12. The shear cutter of claim 11, wherein the first bond comprises a ceramic binder.

13. The shear cutter of claim 11, wherein the second bond comprises a braze.

14. The shear cutter of claim 11, wherein the second bond is formed by high pressure high temperature sintering.

15. A method for joining a thermally stable polycrystalline diamond body to a substrate, comprising:

bonding a thermally stable polycrystalline diamond body to a polycrystalline cubic boron nitride body; and

bonding the polycrystalline cubic boron nitride body to a substrate.

16. The method of claim 15, further comprising forming the thermally stable polycrystalline diamond body by sintering diamond particles and a non-metal catalyst at high temperature and high pressure to form a non-metal catalyst thermally stable polycrystalline diamond.

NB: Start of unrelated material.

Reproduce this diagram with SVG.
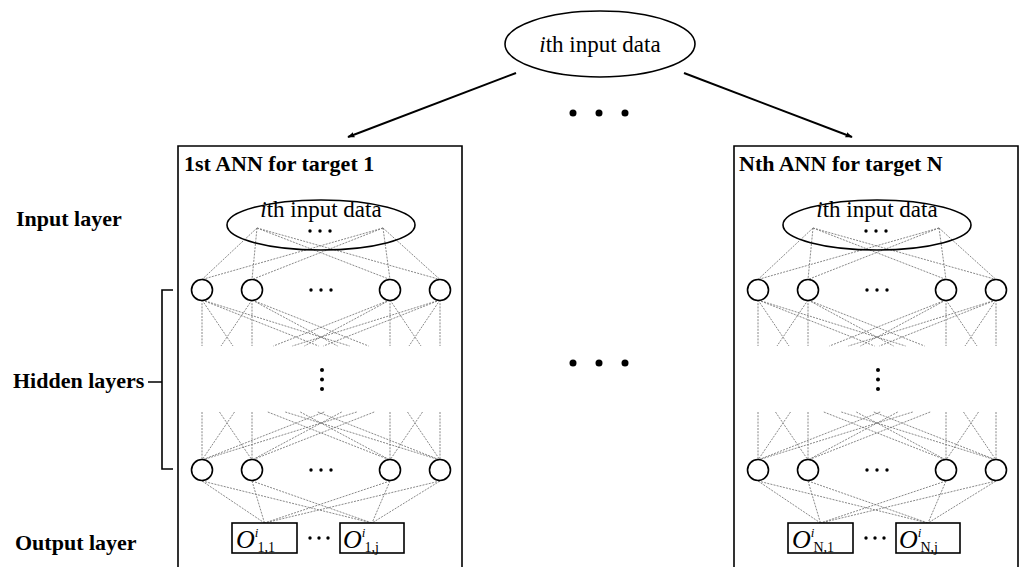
<svg xmlns="http://www.w3.org/2000/svg" width="1022" height="567" viewBox="0 0 1022 567">
<defs>
<style>
text{font-family:"Liberation Serif","Times New Roman",serif;fill:#000}
.lbl{font-size:22px;font-weight:bold}
.dat{font-size:23px}
.node{fill:#fff;stroke:#000;stroke-width:1.6}
.frame{fill:none;stroke:#000;stroke-width:1.6}
.conn{stroke:#7a7a7a;stroke-width:0.9;stroke-dasharray:2 1.2;fill:none}
.arrow{stroke:#000;stroke-width:2;fill:none}
.dot{fill:#000}
.sub{font-size:14px;font-style:normal}
.sup{font-size:13px}
.o{font-size:26px;font-style:italic}
</style>
<marker id="ah" viewBox="0 0 10 10" refX="9" refY="5" markerWidth="7" markerHeight="7" orient="auto" markerUnits="userSpaceOnUse">
<path d="M0,1 L10,5 L0,9 z" fill="#000"/>
</marker>
</defs>
<rect width="1022" height="567" fill="#fff"/>

<!-- side labels -->
<g id="side-labels">
<text class="lbl" x="16" y="226">Input layer</text>
<text class="lbl" x="13" y="388">Hidden layers</text>
<text class="lbl" x="15" y="550">Output layer</text>
<path class="frame" d="M148,382 H162 M173,290 H162 V469 H173" stroke-width="1.5"/>
</g>

<!-- top input node -->
<g id="top-input">
<ellipse class="node" cx="600" cy="44" rx="95" ry="33"/>
<text class="dat" x="600" y="52" text-anchor="middle"><tspan font-style="italic">i</tspan>th input data</text>
</g>

<g id="between-dots">
<circle class="dot" cx="573" cy="113" r="3.5"/>
<circle class="dot" cx="599" cy="113" r="3.5"/>
<circle class="dot" cx="625" cy="113" r="3.5"/>
<circle class="dot" cx="573" cy="363" r="3.5"/>
<circle class="dot" cx="599" cy="363" r="3.5"/>
<circle class="dot" cx="625" cy="363" r="3.5"/>
</g>

<!-- connectors -->
<g id="connectors">
<line class="arrow" x1="516" y1="73" x2="348" y2="137" marker-end="url(#ah)"/>
<line class="arrow" x1="684" y1="73" x2="852" y2="137" marker-end="url(#ah)"/>
<g id="ann1-links">
<!-- input to hidden 1 -->
<path class="conn" d="M257,228 L202,279.5 M257,228 L252,279.5 M257,228 L390,279.5 M257,228 L440,279.5 M383,228 L202,279.5 M383,228 L252,279.5 M383,228 L390,279.5 M383,228 L440,279.5"/>
<!-- hidden 1 outgoing (truncated) -->
<path class="conn" d="M202,300 L202,346 M202,300 L233,346 M202,300 L318.6,346 M202,300 L349.6,346 M252,300 L221,346 M252,300 L252,346 M252,300 L337.6,346 M252,300 L368.6,346 M390,300 L273.4,346 M390,300 L304.4,346 M390,300 L390,346 M390,300 L421,346 M440,300 L292.4,346 M440,300 L323.4,346 M440,300 L409,346 M440,300 L440,346"/>
<!-- incoming to last hidden (truncated) -->
<path class="conn" d="M202,412 L202,460 M234.5,412 L202,460 M324.2,412 L202,460 M356.7,412 L202,460 M219.5,412 L252,460 M252,412 L252,460 M341.7,412 L252,460 M374.2,412 L252,460 M267.8,412 L390,460 M300.3,412 L390,460 M390,412 L390,460 M422.5,412 L390,460 M285.3,412 L440,460 M317.8,412 L440,460 M407.5,412 L440,460 M440,412 L440,460"/>
<!-- last hidden to outputs -->
<path class="conn" d="M202,481 L264.5,523 M252,481 L264.5,523 M390,481 L264.5,523 M440,481 L264.5,523 M202,481 L372,523 M252,481 L372,523 M390,481 L372,523 M440,481 L372,523"/>
</g>
<g id="annN-links" transform="translate(556,0)">
<path class="conn" d="M257,228 L202,279.5 M257,228 L252,279.5 M257,228 L390,279.5 M257,228 L440,279.5 M383,228 L202,279.5 M383,228 L252,279.5 M383,228 L390,279.5 M383,228 L440,279.5"/>
<path class="conn" d="M202,300 L202,346 M202,300 L233,346 M202,300 L318.6,346 M202,300 L349.6,346 M252,300 L221,346 M252,300 L252,346 M252,300 L337.6,346 M252,300 L368.6,346 M390,300 L273.4,346 M390,300 L304.4,346 M390,300 L390,346 M390,300 L421,346 M440,300 L292.4,346 M440,300 L323.4,346 M440,300 L409,346 M440,300 L440,346"/>
<path class="conn" d="M202,412 L202,460 M234.5,412 L202,460 M324.2,412 L202,460 M356.7,412 L202,460 M219.5,412 L252,460 M252,412 L252,460 M341.7,412 L252,460 M374.2,412 L252,460 M267.8,412 L390,460 M300.3,412 L390,460 M390,412 L390,460 M422.5,412 L390,460 M285.3,412 L440,460 M317.8,412 L440,460 M407.5,412 L440,460 M440,412 L440,460"/>
<path class="conn" d="M202,481 L264.5,523 M252,481 L264.5,523 M390,481 L264.5,523 M440,481 L264.5,523 M202,481 L372,523 M252,481 L372,523 M390,481 L372,523 M440,481 L372,523"/>
</g>
</g>

<!-- ANN 1 panel -->
<g id="ann-1">
<g id="ann1-frame">
<path class="frame" d="M178,567 V146 H462 V567"/>
<text class="lbl" x="184" y="171">1st ANN for target 1</text>
</g>
<g id="ann1-input">
<ellipse class="node" cx="321" cy="225" rx="94" ry="25" fill="none" style="fill:none"/>
<text class="dat" x="321" y="217" text-anchor="middle"><tspan font-style="italic">i</tspan>th input data</text>
<circle class="dot" cx="310" cy="231" r="1.7"/><circle class="dot" cx="320" cy="231" r="1.7"/><circle class="dot" cx="330" cy="231" r="1.7"/>
</g>
<g id="ann1-h1">
<circle class="node" cx="202" cy="290" r="10.5"/>
<circle class="node" cx="252" cy="290" r="10.5"/>
<circle class="dot" cx="311" cy="290" r="1.7"/><circle class="dot" cx="321" cy="290" r="1.7"/><circle class="dot" cx="331" cy="290" r="1.7"/>
<circle class="node" cx="390" cy="290" r="10.5"/>
<circle class="node" cx="440" cy="290" r="10.5"/>
</g>
<g id="ann1-vdots">
<circle class="dot" cx="322" cy="370" r="2"/><circle class="dot" cx="322" cy="379.5" r="2"/><circle class="dot" cx="322" cy="389" r="2"/>
</g>
<g id="ann1-hL">
<circle class="node" cx="202" cy="470" r="10.5"/>
<circle class="node" cx="252" cy="470" r="10.5"/>
<circle class="dot" cx="311" cy="470" r="1.7"/><circle class="dot" cx="321" cy="470" r="1.7"/><circle class="dot" cx="331" cy="470" r="1.7"/>
<circle class="node" cx="390" cy="470" r="10.5"/>
<circle class="node" cx="440" cy="470" r="10.5"/>
</g>
<g id="ann1-out1">
<rect class="node" x="232" y="523" width="65" height="30" stroke-width="1.3"/>
<text class="o" x="236" y="548">O<tspan class="sup" dy="-11">i</tspan><tspan class="sub" dx="-1" dy="15">1,1</tspan></text>
</g>
<circle class="dot" cx="310" cy="538" r="1.7"/><circle class="dot" cx="319" cy="538" r="1.7"/><circle class="dot" cx="328" cy="538" r="1.7"/>
<g id="ann1-outj">
<rect class="node" x="340" y="523" width="64" height="30" stroke-width="1.3"/>
<text class="o" x="343" y="548">O<tspan class="sup" dy="-11">i</tspan><tspan class="sub" dx="-1" dy="15">1,j</tspan></text>
</g>
</g>

<!-- ANN N panel -->
<g id="ann-N">
<g id="annN-frame">
<path class="frame" d="M734,567 V146 H1018 V567"/>
<text class="lbl" x="739" y="171">Nth ANN for target N</text>
</g>
<g id="annN-input" transform="translate(556,0)">
<ellipse class="node" cx="321" cy="225" rx="94" ry="25" style="fill:none"/>
<text class="dat" x="321" y="217" text-anchor="middle"><tspan font-style="italic">i</tspan>th input data</text>
<circle class="dot" cx="310" cy="231" r="1.7"/><circle class="dot" cx="320" cy="231" r="1.7"/><circle class="dot" cx="330" cy="231" r="1.7"/>
</g>
<g id="annN-h1" transform="translate(556,0)">
<circle class="node" cx="202" cy="290" r="10.5"/>
<circle class="node" cx="252" cy="290" r="10.5"/>
<circle class="dot" cx="311" cy="290" r="1.7"/><circle class="dot" cx="321" cy="290" r="1.7"/><circle class="dot" cx="331" cy="290" r="1.7"/>
<circle class="node" cx="390" cy="290" r="10.5"/>
<circle class="node" cx="440" cy="290" r="10.5"/>
</g>
<g id="annN-vdots" transform="translate(556,0)">
<circle class="dot" cx="322" cy="370" r="2"/><circle class="dot" cx="322" cy="379.5" r="2"/><circle class="dot" cx="322" cy="389" r="2"/>
</g>
<g id="annN-hL" transform="translate(556,0)">
<circle class="node" cx="202" cy="470" r="10.5"/>
<circle class="node" cx="252" cy="470" r="10.5"/>
<circle class="dot" cx="311" cy="470" r="1.7"/><circle class="dot" cx="321" cy="470" r="1.7"/><circle class="dot" cx="331" cy="470" r="1.7"/>
<circle class="node" cx="390" cy="470" r="10.5"/>
<circle class="node" cx="440" cy="470" r="10.5"/>
</g>
<g id="annN-out1">
<rect class="node" x="788" y="523" width="65" height="30" stroke-width="1.3"/>
<text class="o" x="792" y="548">O<tspan class="sup" dy="-11">i</tspan><tspan class="sub" dx="-1" dy="15">N,1</tspan></text>
</g>
<circle class="dot" cx="866" cy="538" r="1.7"/><circle class="dot" cx="875" cy="538" r="1.7"/><circle class="dot" cx="884" cy="538" r="1.7"/>
<g id="annN-outj">
<rect class="node" x="896" y="523" width="64" height="30" stroke-width="1.3"/>
<text class="o" x="899" y="548">O<tspan class="sup" dy="-11">i</tspan><tspan class="sub" dx="-1" dy="15">N,j</tspan></text>
</g>
</g>
</svg>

17. The method of claim 15, further comprising forming the thermally stable polycrystalline diamond body by subjecting carbon to an ultra-high pressure, high temperature sintering process without a catalyst material, to form binderless thermally stable polycrystalline diamond.

18. The method of claim 15, wherein bonding the thermally stable polycrystalline diamond body to the polycrystalline cubic boron nitride body comprises sintering the thermally stable polycrystalline diamond body in contact with cubic boron nitride particles at high temperature and high pressure.

19. The method of claim 15, wherein bonding the polycrystalline cubic boron nitride body to the carbide substrate comprises brazing.

20. The method of claim 15, wherein bonding the polycrystalline cubic boron nitride body to the carbide substrate comprises sintering cubic boron nitride particles in contact with a substrate at high temperature and high pressure.